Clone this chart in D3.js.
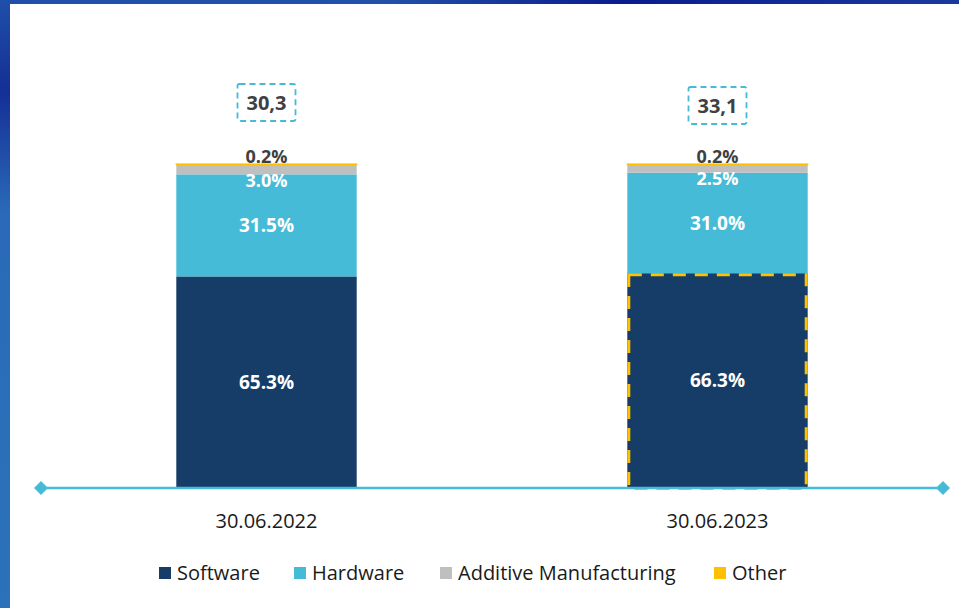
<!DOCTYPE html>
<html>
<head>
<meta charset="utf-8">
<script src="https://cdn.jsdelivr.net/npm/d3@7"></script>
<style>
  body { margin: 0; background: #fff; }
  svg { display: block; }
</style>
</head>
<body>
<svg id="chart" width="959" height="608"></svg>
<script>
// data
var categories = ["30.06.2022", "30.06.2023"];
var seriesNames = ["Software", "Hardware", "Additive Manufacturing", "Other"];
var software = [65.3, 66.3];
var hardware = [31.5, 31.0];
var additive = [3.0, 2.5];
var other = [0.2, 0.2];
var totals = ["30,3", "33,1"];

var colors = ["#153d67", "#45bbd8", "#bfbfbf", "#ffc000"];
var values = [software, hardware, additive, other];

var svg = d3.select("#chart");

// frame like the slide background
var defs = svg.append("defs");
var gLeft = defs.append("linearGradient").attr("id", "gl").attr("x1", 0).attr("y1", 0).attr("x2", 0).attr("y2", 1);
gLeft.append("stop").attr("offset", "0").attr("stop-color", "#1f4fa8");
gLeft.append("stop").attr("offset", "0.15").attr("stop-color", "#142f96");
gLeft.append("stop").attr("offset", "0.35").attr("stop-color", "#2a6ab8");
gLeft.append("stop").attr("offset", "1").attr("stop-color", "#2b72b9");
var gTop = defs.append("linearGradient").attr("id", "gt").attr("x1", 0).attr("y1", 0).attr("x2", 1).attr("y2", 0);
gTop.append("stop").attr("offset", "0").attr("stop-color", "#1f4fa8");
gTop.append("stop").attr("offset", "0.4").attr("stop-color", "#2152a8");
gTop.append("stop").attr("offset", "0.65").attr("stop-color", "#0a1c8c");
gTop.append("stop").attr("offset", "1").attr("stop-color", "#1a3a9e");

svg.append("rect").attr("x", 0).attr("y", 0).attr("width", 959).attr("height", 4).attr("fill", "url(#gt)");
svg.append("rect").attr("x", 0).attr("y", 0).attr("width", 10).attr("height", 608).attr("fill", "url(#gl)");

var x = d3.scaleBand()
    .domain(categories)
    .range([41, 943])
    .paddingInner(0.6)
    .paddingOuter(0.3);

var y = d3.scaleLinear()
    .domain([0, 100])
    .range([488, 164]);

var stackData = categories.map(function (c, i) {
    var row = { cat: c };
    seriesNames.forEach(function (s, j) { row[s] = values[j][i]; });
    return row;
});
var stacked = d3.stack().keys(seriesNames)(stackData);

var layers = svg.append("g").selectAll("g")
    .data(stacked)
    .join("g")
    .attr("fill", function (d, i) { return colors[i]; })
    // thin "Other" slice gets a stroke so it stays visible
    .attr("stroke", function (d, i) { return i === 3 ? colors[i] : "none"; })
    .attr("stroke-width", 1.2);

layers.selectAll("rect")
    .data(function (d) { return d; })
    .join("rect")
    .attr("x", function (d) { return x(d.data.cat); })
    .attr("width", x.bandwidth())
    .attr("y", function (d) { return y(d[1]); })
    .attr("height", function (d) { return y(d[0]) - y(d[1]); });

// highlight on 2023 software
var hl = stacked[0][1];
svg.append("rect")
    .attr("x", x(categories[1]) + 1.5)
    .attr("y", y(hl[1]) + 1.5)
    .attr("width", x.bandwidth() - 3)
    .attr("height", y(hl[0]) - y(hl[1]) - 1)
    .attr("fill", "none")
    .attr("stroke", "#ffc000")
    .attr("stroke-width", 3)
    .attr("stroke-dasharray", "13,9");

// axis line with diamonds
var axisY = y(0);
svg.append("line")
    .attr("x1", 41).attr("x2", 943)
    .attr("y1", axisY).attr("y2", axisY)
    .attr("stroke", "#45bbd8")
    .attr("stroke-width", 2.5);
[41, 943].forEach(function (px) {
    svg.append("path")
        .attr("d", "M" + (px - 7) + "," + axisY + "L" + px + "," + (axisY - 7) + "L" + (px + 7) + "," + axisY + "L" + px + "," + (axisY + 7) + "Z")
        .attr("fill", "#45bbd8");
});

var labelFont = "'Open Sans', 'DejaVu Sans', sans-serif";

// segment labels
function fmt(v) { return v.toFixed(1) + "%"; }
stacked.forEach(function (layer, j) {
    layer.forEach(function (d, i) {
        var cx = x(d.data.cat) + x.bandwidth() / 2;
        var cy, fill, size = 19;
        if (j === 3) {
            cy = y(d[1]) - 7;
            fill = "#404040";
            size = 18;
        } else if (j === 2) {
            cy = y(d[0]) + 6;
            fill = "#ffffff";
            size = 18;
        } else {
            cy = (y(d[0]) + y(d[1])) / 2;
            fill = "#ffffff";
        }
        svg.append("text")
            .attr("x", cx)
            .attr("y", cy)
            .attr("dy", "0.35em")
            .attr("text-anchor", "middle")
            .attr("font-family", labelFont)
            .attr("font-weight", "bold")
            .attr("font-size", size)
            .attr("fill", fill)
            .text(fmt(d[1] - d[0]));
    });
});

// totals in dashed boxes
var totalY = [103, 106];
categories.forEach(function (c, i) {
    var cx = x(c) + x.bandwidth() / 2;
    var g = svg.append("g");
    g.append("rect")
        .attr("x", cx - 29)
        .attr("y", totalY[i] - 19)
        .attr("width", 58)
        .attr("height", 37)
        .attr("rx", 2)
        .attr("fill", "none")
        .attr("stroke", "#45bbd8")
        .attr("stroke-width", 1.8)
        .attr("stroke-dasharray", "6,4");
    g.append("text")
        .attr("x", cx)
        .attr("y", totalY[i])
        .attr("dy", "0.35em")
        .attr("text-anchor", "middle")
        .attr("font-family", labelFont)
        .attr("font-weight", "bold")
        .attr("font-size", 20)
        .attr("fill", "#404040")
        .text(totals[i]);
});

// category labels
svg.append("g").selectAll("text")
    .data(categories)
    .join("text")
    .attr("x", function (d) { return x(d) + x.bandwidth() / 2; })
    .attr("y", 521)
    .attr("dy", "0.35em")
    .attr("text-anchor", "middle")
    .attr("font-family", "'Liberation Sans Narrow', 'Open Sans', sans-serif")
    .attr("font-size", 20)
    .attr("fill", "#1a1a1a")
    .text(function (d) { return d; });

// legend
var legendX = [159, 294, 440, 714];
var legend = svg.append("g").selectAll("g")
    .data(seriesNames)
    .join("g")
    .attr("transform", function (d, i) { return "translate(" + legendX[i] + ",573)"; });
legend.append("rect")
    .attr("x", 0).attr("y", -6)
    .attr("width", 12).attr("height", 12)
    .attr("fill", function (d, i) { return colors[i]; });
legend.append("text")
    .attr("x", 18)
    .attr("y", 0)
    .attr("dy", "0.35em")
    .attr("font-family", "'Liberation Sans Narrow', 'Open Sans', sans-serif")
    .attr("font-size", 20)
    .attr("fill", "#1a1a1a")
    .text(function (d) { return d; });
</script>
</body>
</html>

+ + + +

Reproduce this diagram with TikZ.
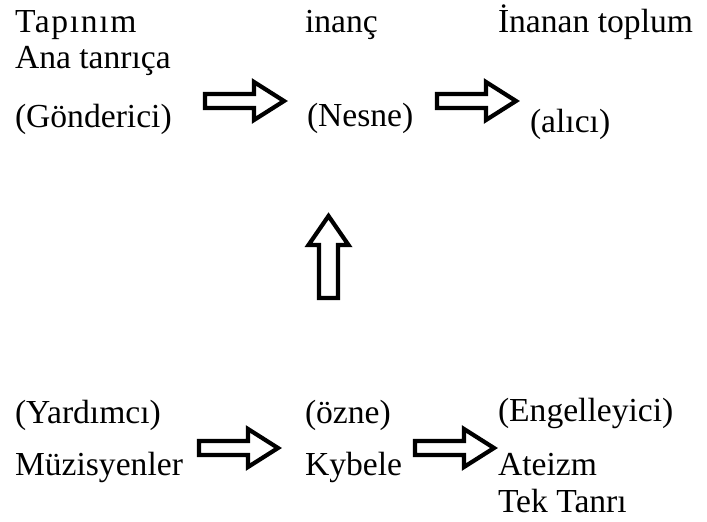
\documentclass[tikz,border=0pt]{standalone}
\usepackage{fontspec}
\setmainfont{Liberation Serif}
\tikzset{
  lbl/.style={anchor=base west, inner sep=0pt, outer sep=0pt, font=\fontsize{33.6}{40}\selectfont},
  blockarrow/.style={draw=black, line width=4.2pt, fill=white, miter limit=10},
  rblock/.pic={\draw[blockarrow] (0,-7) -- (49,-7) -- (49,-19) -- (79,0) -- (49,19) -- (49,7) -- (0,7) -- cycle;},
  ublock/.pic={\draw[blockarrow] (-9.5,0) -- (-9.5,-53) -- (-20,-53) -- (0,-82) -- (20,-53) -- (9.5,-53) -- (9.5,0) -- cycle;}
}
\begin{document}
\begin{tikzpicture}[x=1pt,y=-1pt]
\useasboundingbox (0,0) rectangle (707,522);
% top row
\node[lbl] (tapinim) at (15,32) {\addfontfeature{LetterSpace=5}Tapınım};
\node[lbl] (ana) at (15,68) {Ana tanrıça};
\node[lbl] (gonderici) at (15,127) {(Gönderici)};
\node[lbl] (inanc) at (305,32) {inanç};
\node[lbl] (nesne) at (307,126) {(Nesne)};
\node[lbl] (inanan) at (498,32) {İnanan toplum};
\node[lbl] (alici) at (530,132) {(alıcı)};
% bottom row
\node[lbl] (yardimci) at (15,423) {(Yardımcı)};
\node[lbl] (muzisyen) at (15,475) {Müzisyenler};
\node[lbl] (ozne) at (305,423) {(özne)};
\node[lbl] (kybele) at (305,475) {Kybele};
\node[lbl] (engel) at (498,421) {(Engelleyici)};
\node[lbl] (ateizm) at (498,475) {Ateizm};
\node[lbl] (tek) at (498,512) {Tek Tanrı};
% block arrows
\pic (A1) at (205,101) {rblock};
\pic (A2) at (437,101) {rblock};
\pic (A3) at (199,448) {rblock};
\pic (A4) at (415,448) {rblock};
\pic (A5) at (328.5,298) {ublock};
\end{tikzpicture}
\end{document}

+ + + +

Give the count of lines in the data above that hold the string "chart", with no additional words.

3